Johnny and his peers are too busy keeping the “afternoon terrors” of the humanities at bay, by “day drinking” at “Ruin Bar” and filming re-enactments of scenes from Tarkovsky, to work on their dissertations. In their midst, meanwhile, Business Studies postgrads make “a mockery of the PhD student” with their focused, goal-orientated study. “Where’s their doom? Where’s their crushedness? Their diseases of the soul?” The Business Studies students seem oblivious to the fact that a PhD requires nothing short of “reinvent[ing] philosophy all by themselves, or whatever it is we’re doing”.
The arrival of a new student who wears nun shoes and calls herself “Simone Weil” does little to address their tormented procrastination. It does, however, add a new dimension to the day drinking, as Simone (who sticks to mineral water), with her unwavering belief in God and the triumph of good, provides a foil to the bleak outlook of the Disaster Studies cohort. The introduction of such a character is typical of Iyer, and My Weil completes a trilogy of sorts, following the author’s fourth novel, Wittgenstein Jr (2014), which features a young Cambridge Professor of Logic dubbed “Wittgenstein”, and his fifth, Nietzsche and the Burbs (TLS, February 7, 2020), with its suburban sixth-former nicknamed “Nietzsche” for his nihilism. If Iyer’s admixture of philosophy and fiction is not exactly subtle, it is nonetheless good fun, and no more so than when it exposes the disjunction between the life of the mind and the contemporary university. We are in the world of the “deep uni”, where figures such as “Professor Bollocks” deliver, to Johnny’s dismay, compulsory PhD lectures on topics such as time management:
TIME! MANAGEMENT! TIME! MANAGEMENT! Within the walls of a uni! As if Henri Bergson never existed! Nor Martin Heidegger! As if Deleuze had never formulated the three syntheses of time!
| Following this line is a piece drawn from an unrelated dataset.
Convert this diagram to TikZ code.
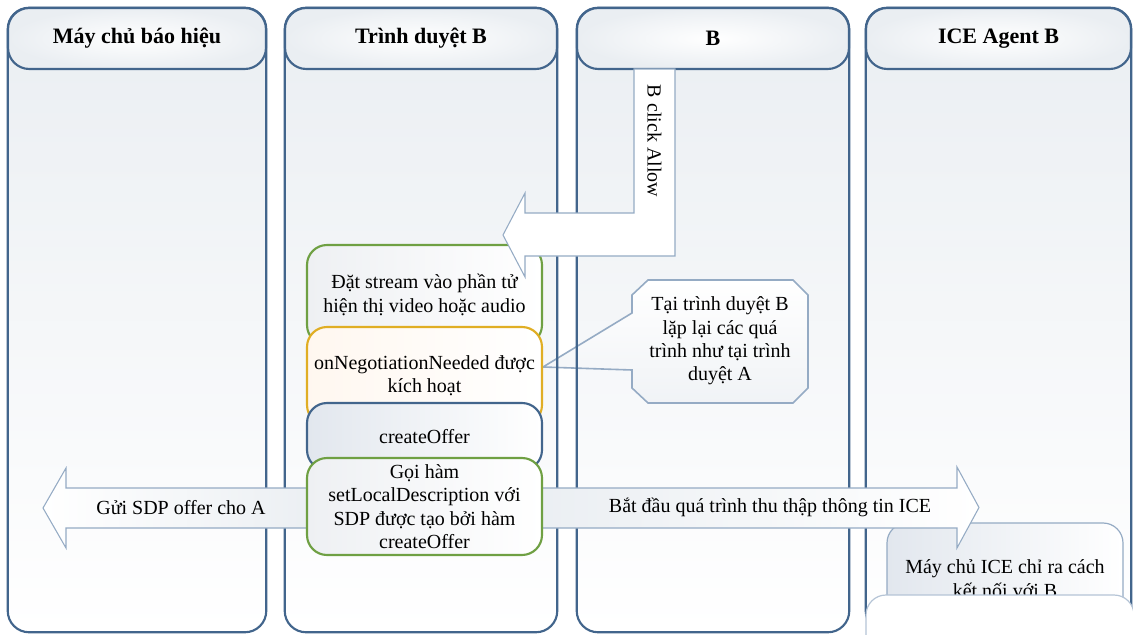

The grandiose posturing of Johnny and his fellow postgrads is often just as absurd as the conditions imposed by the bureaucracy and management speak of the modern university. It is never quite clear who is responsible for the most bollocks, and Iyer is at his sharpest – and My Weil at its funniest and most moving – when simultaneously lamenting and ridiculing the tragicomic plight of intellectual life in the contemporary world.